What you will do: Locate the string "this" throughout the material and copy every line in which it occurs.

Records supplied:
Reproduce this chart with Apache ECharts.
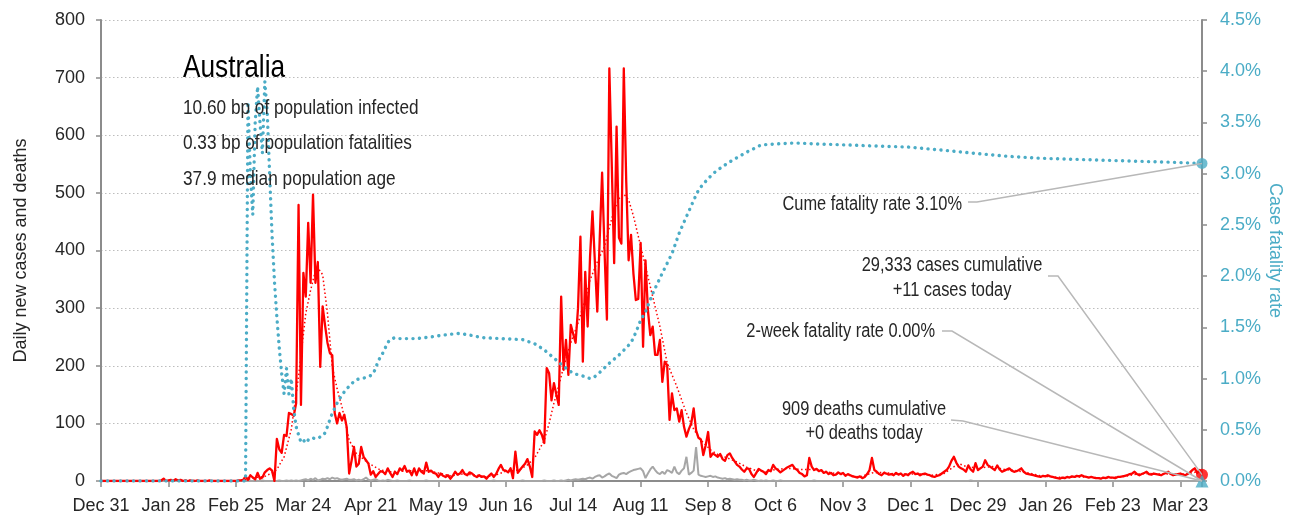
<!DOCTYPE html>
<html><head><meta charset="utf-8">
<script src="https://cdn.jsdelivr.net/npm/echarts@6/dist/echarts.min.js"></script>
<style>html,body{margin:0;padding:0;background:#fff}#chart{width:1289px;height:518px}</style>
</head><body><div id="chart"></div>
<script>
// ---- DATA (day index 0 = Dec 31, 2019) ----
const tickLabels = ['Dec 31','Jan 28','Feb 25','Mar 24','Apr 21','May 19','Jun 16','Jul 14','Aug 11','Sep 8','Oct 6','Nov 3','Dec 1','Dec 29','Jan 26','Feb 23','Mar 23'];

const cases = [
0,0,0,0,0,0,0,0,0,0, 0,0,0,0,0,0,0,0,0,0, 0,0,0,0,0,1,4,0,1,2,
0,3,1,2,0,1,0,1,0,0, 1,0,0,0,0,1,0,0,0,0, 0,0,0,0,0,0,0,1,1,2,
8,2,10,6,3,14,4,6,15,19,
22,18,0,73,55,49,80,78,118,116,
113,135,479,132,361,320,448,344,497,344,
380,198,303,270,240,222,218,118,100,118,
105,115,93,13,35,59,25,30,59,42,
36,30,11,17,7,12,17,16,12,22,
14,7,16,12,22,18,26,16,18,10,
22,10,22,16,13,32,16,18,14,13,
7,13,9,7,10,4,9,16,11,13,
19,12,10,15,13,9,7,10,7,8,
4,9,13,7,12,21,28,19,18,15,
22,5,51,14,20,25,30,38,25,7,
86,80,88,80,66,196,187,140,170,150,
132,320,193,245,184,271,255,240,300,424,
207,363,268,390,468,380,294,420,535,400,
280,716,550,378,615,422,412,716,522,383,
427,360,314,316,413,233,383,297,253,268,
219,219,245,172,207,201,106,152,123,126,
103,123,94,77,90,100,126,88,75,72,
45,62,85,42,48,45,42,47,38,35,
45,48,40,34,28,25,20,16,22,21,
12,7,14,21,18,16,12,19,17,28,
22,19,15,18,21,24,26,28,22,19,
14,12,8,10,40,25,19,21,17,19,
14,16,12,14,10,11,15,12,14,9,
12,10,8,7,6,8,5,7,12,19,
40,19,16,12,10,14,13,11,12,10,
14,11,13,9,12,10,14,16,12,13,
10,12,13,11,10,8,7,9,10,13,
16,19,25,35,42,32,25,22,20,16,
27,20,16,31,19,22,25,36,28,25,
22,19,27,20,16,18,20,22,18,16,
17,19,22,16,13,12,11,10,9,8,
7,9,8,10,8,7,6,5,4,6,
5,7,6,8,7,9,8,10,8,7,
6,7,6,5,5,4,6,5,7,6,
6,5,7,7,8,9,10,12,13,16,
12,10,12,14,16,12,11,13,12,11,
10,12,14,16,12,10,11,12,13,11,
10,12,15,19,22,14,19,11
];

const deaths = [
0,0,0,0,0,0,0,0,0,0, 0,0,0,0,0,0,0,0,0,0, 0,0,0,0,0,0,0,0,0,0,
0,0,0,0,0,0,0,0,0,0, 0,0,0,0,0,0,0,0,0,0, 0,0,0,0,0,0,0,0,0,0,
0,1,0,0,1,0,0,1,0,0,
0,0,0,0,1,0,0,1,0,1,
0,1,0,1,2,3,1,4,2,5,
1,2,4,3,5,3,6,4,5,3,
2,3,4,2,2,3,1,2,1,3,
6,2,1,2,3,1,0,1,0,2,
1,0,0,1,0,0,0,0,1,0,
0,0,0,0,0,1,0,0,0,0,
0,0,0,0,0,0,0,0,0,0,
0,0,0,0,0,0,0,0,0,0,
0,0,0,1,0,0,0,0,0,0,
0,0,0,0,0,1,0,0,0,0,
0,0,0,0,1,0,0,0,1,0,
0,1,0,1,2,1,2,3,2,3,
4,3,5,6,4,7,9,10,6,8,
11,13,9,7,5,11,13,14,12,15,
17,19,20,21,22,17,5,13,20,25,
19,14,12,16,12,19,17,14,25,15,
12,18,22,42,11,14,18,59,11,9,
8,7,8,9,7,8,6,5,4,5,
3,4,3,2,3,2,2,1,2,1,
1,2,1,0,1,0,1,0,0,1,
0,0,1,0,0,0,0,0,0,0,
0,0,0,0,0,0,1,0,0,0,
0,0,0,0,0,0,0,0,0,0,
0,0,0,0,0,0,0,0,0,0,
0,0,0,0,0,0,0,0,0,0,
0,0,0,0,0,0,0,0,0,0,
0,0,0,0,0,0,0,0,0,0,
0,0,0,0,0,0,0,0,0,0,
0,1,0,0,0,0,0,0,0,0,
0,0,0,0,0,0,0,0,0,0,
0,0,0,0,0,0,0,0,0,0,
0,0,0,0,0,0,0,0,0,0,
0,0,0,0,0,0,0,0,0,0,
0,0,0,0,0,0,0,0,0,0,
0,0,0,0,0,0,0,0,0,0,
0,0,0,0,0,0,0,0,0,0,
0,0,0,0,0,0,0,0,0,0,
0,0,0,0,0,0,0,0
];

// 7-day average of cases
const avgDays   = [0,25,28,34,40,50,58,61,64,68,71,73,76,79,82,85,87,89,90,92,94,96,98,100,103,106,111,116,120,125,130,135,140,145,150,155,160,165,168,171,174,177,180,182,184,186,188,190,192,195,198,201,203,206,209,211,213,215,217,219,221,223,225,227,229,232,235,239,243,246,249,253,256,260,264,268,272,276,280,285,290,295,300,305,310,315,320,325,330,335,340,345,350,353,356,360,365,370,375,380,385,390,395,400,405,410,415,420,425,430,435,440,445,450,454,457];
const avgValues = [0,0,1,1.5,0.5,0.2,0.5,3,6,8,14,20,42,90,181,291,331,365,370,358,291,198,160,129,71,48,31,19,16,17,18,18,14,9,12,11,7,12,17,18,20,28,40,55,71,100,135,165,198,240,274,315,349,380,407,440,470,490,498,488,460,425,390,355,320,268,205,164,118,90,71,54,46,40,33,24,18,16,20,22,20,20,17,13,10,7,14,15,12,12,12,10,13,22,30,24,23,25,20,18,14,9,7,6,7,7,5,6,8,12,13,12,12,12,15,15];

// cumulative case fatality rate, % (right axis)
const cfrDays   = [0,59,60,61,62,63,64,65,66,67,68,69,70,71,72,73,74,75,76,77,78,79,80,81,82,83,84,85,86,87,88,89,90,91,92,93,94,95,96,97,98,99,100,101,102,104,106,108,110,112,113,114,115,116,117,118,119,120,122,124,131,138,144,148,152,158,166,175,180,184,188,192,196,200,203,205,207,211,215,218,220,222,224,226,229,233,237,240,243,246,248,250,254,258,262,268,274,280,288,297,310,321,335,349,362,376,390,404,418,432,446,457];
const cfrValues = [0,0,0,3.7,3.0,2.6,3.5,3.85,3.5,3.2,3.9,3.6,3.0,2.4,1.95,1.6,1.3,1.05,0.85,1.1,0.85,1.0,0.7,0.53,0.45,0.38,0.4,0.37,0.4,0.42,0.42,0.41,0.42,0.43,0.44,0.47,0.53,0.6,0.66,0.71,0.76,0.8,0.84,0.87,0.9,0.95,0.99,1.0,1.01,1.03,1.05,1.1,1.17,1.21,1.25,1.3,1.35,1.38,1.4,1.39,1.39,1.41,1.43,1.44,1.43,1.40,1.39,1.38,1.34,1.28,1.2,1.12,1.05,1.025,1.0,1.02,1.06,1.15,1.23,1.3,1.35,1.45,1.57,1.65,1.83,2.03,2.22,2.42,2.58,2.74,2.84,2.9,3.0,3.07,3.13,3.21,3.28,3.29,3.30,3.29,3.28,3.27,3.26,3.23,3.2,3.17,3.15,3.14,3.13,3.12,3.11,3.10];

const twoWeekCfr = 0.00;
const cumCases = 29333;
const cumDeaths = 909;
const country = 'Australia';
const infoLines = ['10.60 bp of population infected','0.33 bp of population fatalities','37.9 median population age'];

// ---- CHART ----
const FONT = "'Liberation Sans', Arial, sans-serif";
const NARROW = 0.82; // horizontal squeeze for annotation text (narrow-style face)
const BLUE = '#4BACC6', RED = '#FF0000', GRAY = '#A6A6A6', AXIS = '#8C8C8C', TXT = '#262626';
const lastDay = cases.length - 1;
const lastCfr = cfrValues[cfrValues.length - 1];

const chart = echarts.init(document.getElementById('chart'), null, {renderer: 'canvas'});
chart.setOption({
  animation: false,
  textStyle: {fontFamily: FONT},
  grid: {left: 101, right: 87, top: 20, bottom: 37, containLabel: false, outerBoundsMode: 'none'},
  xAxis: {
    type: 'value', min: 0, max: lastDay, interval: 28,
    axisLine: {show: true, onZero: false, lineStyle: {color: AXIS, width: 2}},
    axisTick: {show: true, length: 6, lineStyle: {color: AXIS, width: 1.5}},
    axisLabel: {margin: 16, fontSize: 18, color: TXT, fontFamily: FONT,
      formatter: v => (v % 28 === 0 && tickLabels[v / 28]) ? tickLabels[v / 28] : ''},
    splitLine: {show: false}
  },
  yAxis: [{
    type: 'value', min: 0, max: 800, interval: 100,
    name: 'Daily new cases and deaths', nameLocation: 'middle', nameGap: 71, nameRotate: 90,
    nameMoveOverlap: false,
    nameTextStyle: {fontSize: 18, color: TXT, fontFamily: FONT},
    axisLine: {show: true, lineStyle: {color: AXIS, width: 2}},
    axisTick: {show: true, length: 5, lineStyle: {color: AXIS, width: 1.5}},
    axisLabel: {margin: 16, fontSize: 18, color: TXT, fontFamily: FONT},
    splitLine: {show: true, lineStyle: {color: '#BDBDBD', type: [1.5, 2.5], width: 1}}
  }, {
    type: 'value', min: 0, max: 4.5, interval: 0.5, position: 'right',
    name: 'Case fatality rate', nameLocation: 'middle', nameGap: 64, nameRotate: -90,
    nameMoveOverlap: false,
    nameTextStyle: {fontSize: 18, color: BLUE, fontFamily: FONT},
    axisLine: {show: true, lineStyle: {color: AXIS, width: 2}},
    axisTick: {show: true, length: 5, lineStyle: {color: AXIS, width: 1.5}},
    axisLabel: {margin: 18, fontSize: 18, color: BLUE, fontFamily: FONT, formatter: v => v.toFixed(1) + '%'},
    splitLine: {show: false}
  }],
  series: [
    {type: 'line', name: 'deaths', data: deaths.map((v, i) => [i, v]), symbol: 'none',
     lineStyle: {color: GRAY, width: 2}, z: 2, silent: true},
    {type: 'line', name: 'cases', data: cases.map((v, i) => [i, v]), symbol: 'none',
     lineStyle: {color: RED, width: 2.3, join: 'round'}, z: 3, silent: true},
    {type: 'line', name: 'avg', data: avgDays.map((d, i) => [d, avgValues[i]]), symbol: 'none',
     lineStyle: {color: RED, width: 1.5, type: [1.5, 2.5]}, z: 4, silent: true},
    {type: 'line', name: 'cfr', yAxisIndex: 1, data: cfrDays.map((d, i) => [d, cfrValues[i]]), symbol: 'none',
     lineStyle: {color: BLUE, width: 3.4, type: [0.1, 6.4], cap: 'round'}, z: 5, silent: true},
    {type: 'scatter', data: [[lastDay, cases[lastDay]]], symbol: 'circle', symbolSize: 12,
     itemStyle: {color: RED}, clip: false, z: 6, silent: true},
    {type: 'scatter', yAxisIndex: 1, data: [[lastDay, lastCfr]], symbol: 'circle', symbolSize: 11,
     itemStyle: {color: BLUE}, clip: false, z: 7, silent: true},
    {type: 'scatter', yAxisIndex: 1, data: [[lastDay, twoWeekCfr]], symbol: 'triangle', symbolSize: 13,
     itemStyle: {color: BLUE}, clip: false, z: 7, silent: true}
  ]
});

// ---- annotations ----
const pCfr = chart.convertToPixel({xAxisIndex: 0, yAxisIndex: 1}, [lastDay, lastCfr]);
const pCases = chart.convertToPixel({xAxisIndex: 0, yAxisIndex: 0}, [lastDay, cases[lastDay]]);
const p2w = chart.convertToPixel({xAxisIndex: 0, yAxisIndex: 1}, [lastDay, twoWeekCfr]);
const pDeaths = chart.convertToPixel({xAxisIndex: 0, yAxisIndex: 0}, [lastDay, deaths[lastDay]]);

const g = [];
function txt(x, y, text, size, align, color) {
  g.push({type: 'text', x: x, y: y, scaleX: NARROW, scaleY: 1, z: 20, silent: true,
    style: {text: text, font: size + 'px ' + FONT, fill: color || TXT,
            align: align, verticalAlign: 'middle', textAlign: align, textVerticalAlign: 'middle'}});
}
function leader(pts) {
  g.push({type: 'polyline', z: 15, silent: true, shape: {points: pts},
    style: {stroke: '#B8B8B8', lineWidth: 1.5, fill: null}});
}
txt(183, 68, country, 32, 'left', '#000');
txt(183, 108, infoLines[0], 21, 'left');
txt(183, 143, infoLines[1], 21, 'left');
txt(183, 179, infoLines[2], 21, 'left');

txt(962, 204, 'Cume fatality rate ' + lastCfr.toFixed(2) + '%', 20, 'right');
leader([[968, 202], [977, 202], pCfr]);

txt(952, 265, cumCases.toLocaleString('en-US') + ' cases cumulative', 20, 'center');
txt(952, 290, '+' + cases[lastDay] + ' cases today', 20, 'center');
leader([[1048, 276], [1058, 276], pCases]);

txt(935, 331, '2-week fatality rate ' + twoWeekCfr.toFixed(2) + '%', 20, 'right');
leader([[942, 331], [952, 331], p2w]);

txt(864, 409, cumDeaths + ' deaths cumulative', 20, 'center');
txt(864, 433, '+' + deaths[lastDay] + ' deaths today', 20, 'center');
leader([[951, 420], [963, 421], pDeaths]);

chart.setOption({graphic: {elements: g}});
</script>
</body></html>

...

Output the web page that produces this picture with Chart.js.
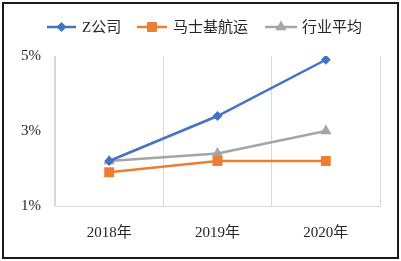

Written solution:
Reproduce this chart with Apache ECharts.
Output the web page that produces this picture with Chart.js.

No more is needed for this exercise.